Und noch eine Beobachtung teilten wir miteinander, die uns den Zugang zum Text nicht erleichterte: Alle Unterpunkte der drei ersten Sätze sind an ein „Du“ formulierte Aufforderungen (I und II) oder allgemeine Sentenzen (III). Der Sprecher selber bleibt verborgen. Auch da, wo dieser „ich“ sagt, zeigt er sich nicht. Vielmehr soll der bzw. die Angesprochene sich in dem „Ich“ wiederfinden. Der Sprecher weist einen Weg, ohne seine eigene Erfahrung mit diesem Weg preiszugeben. Für uns blieb von daher die Frage, ob Hemmerle in seinem eigenen Sprechen erfüllt, was er von anderen fordert.

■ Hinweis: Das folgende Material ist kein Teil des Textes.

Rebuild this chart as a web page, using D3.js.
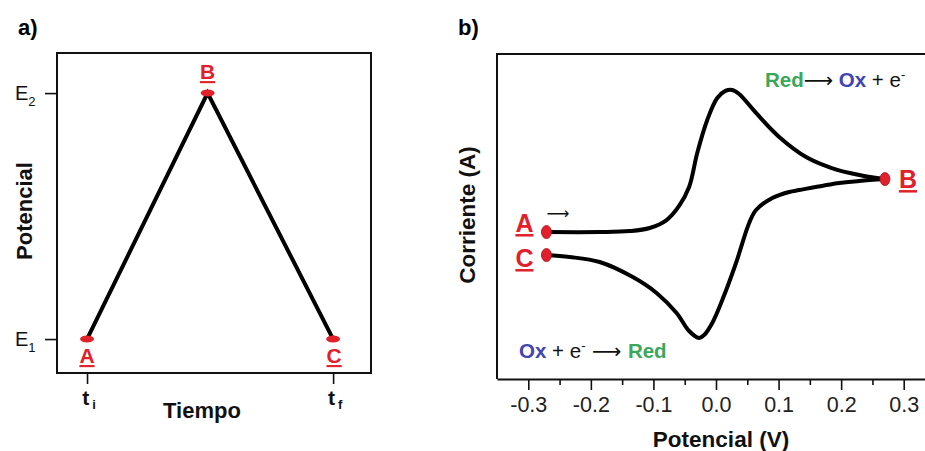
<!DOCTYPE html>
<html>
<head>
<meta charset="utf-8">
<script src="https://cdn.jsdelivr.net/npm/d3@7"></script>
<style>
  html, body { margin: 0; padding: 0; background: #fff; }
  svg { display: block; font-family: Arial, "Liberation Sans", sans-serif; }
</style>
</head>
<body>
<svg id="chart" width="925" height="451"></svg>
<script>
// ---- Panel a: triangular potential waveform ----
const waveTime = [0, 0.49, 1];          // t_i, vertex, t_f
const wavePotential = [0, 1, 0];        // E1, E2, E1
const waveLabels = ["A", "B", "C"];
const potentialTicks = [0, 1];
const potentialTickNames = [["E", "1"], ["E", "2"]];
const timeTicks = [0, 1];
const timeTickNames = [["t", "i"], ["t", "f"]];

// ---- Panel b: cyclic voltammogram (potential in V, current in arbitrary units) ----
const forwardE = [-0.271, -0.186, -0.138, -0.106, -0.079, -0.059, -0.043, -0.030, -0.014, 0.002,
                  0.015, 0.026, 0.037, 0.064, 0.101, 0.144, 0.185, 0.229, 0.270];
const forwardI = [-0.99, -0.99, -0.93, -0.74, -0.25, 0.62, 1.79, 3.89, 5.93, 7.28,
                  7.72, 7.78, 7.53, 6.36, 4.88, 3.64, 2.96, 2.53, 2.28];
const reverseE = [0.270, 0.229, 0.197, 0.133, 0.117, 0.090, 0.064, 0.053, 0.032, 0.010,
                  -0.006, -0.019, -0.027, -0.043, -0.063, -0.095, -0.133, -0.186, -0.234, -0.271];
const reverseI = [2.28, 2.16, 2.04, 1.60, 1.48, 1.11, 0.37, -0.43, -2.90, -5.19,
                  -6.60, -7.35, -7.53, -7.10, -5.99, -4.75, -3.77, -2.84, -2.53, -2.41];
const cvPointsE = [-0.271, 0.270, -0.271];
const cvPointsI = [-0.99, 2.28, -2.41];
const cvPointLabels = ["A", "B", "C"];
const cvMajorTicks = [-0.3, -0.2, -0.1, 0, 0.1, 0.2, 0.3];
const cvMajorTickNames = ["-0.3", "-0.2", "-0.1", "0.0", "0.1", "0.2", "0.3"];
const cvMinorTicks = [-0.25, -0.15, -0.05, 0.05, 0.15, 0.25];

const RED = "#e0202a", GREEN = "#3aa85a", BLUE = "#3f45b2";

const svg = d3.select("#chart");

// =================== Panel a ===================
const xa = d3.scaleLinear().domain([-0.122, 1.154]).range([57, 371]);
const ya = d3.scaleLinear().domain([-0.138, 1.163]).range([373, 53]);
const ga = svg.append("g");

ga.append("text").attr("x", 18).attr("y", 35)
  .attr("font-size", 22).attr("font-weight", "bold").text("a)");

// frame
ga.append("rect").attr("x", xa.range()[0]).attr("y", ya.range()[1])
  .attr("width", xa.range()[1] - xa.range()[0]).attr("height", ya.range()[0] - ya.range()[1])
  .attr("fill", "none").attr("stroke", "#111").attr("stroke-width", 2);

// left axis ticks with subscripted names
const axA = ga.append("g").attr("transform", `translate(${xa.range()[0]},0)`)
  .call(d3.axisLeft(ya).tickValues(potentialTicks).tickSize(12).tickSizeOuter(0).tickFormat(""));
axA.select(".domain").remove();
axA.selectAll(".tick line").attr("stroke", "#111").attr("stroke-width", 1.6);
potentialTicks.forEach((v, i) => {
  const t = ga.append("text").attr("x", 15).attr("y", ya(v) + 7)
    .attr("font-size", 20).attr("fill", "#111");
  t.append("tspan").text(potentialTickNames[i][0]);
  t.append("tspan").attr("dy", 6).attr("font-size", 13).text(potentialTickNames[i][1]);
});

// bottom axis ticks
const axB = ga.append("g").attr("transform", `translate(0,${ya.range()[0]})`)
  .call(d3.axisBottom(xa).tickValues(timeTicks).tickSize(11).tickSizeOuter(0).tickFormat(""));
axB.select(".domain").remove();
axB.selectAll(".tick line").attr("stroke", "#111").attr("stroke-width", 1.6);
timeTicks.forEach((v, i) => {
  const t = ga.append("text").attr("x", xa(v) + 2).attr("y", 405)
    .attr("text-anchor", "middle").attr("font-size", 21).attr("font-weight", "bold").attr("fill", "#111");
  t.append("tspan").text(timeTickNames[i][0]);
  t.append("tspan").attr("dx", 3).attr("dy", 4).attr("font-size", 13).text(timeTickNames[i][1]);
});

ga.append("text").attr("x", 202).attr("y", 418).attr("text-anchor", "middle")
  .attr("font-size", 22).attr("font-weight", "bold").attr("fill", "#111").text("Tiempo");
ga.append("text").attr("transform", "translate(32,211) rotate(-90)").attr("text-anchor", "middle")
  .attr("font-size", 22).attr("font-weight", "bold").attr("fill", "#111").text("Potencial");

// waveform
const waveData = waveTime.map((t, i) => ({ t, e: wavePotential[i], label: waveLabels[i] }));
ga.append("path").datum(waveData)
  .attr("d", d3.line().x(d => xa(d.t)).y(d => ya(d.e)))
  .attr("fill", "none").attr("stroke", "#000").attr("stroke-width", 4).attr("stroke-linejoin", "miter");
ga.selectAll("ellipse.pt").data(waveData).join("ellipse")
  .attr("cx", d => xa(d.t)).attr("cy", d => ya(d.e))
  .attr("rx", 7).attr("ry", 3.5).attr("fill", RED);
ga.selectAll("text.lbl").data(waveData).join("text")
  .attr("x", d => xa(d.t) + (d.label === "C" ? 1 : 0))
  .attr("y", d => d.e === 1 ? ya(d.e) - 14 : ya(d.e) + 24)
  .attr("text-anchor", "middle").attr("font-size", 21).attr("font-weight", "bold")
  .attr("fill", RED).attr("text-decoration", "underline").text(d => d.label);

// =================== Panel b ===================
const xb = d3.scaleLinear().domain([-0.35, 0.35]).range([497, 935]);
const yb = d3.scaleLinear().domain([-10, 10]).range([378, 54]);
const gb = svg.append("g");

gb.append("text").attr("x", 458).attr("y", 35)
  .attr("font-size", 22).attr("font-weight", "bold").text("b)");

// frame: left and top borders
gb.append("path")
  .attr("d", `M${xb.range()[0]},${yb(-10) + 1}V${yb(10)}H925`)
  .attr("fill", "none").attr("stroke", "#111").attr("stroke-width", 2);

// bottom axis with major and minor ticks
const bx = gb.append("g").attr("transform", `translate(0,${yb(-10) + 1})`)
  .call(d3.axisBottom(xb).tickValues(cvMajorTicks).tickSize(11).tickSizeOuter(0).tickPadding(7)
    .tickFormat((d, i) => cvMajorTickNames[i]));
bx.select(".domain").attr("stroke", "#111").attr("stroke-width", 2);
bx.selectAll(".tick line").attr("stroke", "#111").attr("stroke-width", 1.6);
bx.selectAll(".tick text").attr("font-size", 21.5).attr("fill", "#222")
  .attr("font-family", "Arial, 'Liberation Sans', sans-serif");
const bxm = gb.append("g").attr("transform", `translate(0,${yb(-10) + 1})`)
  .call(d3.axisBottom(xb).tickValues(cvMinorTicks).tickSize(6).tickFormat(""));
bxm.select(".domain").remove();
bxm.selectAll(".tick line").attr("stroke", "#111").attr("stroke-width", 1.6);

gb.append("text").attr("x", 721).attr("y", 447).attr("text-anchor", "middle")
  .attr("font-size", 22.5).attr("font-weight", "bold").attr("fill", "#111").text("Potencial (V)");
gb.append("text").attr("transform", "translate(475,215) rotate(-90)").attr("text-anchor", "middle")
  .attr("font-size", 22.5).attr("font-weight", "bold").attr("fill", "#111").text("Corriente (A)");

// voltammogram branches
const cvLine = d3.line().x(d => xb(d[0])).y(d => yb(d[1])).curve(d3.curveCatmullRom.alpha(0.5));
const forward = forwardE.map((e, i) => [e, forwardI[i]]);
const reverse = reverseE.map((e, i) => [e, reverseI[i]]);
[forward, reverse].forEach(branch => {
  gb.append("path").datum(branch).attr("d", cvLine)
    .attr("fill", "none").attr("stroke", "#000").attr("stroke-width", 4)
    .attr("stroke-linecap", "round").attr("stroke-linejoin", "round");
});

const cvPts = cvPointsE.map((e, i) => ({ e, i: cvPointsI[i], label: cvPointLabels[i] }));
gb.selectAll("ellipse.pt").data(cvPts).join("ellipse")
  .attr("cx", d => xb(d.e)).attr("cy", d => yb(d.i))
  .attr("rx", 5).attr("ry", 6.5).attr("fill", RED).attr("stroke", "#b0101a").attr("stroke-width", 0.8);
gb.selectAll("text.lbl").data(cvPts).join("text")
  .attr("x", d => d.label === "B" ? xb(d.e) + 23 : xb(d.e) - 22)
  .attr("y", d => yb(d.i) + (d.label === "A" ? 0 : d.label === "C" ? 12 : 9))
  .attr("text-anchor", "middle").attr("font-size", 25).attr("font-weight", "bold")
  .attr("fill", RED).attr("text-decoration", "underline").text(d => d.label);

// scan direction arrow
gb.append("text").attr("x", xb(cvPointsE[0])).attr("y", yb(cvPointsI[0]) - 13)
  .attr("font-size", 16).attr("fill", "#111").attr("font-family", "DejaVu Sans").text("⟶");

// reaction annotations
function reaction(x, y, parts) {
  const t = gb.append("text").attr("x", x).attr("y", y).attr("font-size", 20.5).attr("fill", "#111");
  parts.forEach(p => {
    const s = t.append("tspan").text(p.text);
    if (p.color) s.attr("fill", p.color);
    if (p.bold) s.attr("font-weight", "bold");
    if (p.sup) s.attr("dy", -8).attr("font-size", 13);
    if (p.down) s.attr("dy", 8);
    if (p.font) s.attr("font-family", p.font);
  });
}
reaction(765, 87, [
  { text: "Red", color: GREEN, bold: true },
  { text: "⟶", font: "DejaVu Sans" },
  { text: " Ox", color: BLUE, bold: true },
  { text: " + e" },
  { text: "-", sup: true }
]);
reaction(519, 358, [
  { text: "Ox", color: BLUE, bold: true },
  { text: " + e" },
  { text: "-", sup: true },
  { text: " ⟶ ", font: "DejaVu Sans", down: true },
  { text: "Red", color: GREEN, bold: true }
]);
</script>
</body>
</html>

Mirjam und ich gingen nun jeweils in einer eigenen Perspektive an den Text. Mirjams Perspektive war die der Grenze, meine die des Abstandes. Unsere jeweiligen Perspektiven führten uns aber in ein- und derselben dem Text verdankten Überzeugung zusammen: Das Entscheidende ist ein Leben, das sich selbst nicht genug ist.
Wir werden jetzt also – Mirjam und ich im Wechsel – versuchen, einen Satz nach dem anderen zu erschließen, mit den Mitteln, die jeder von uns zur Verfügung stehen. So werden wir wahrscheinlich weniger über Hemmerle sprechen als vielleicht zu ihm.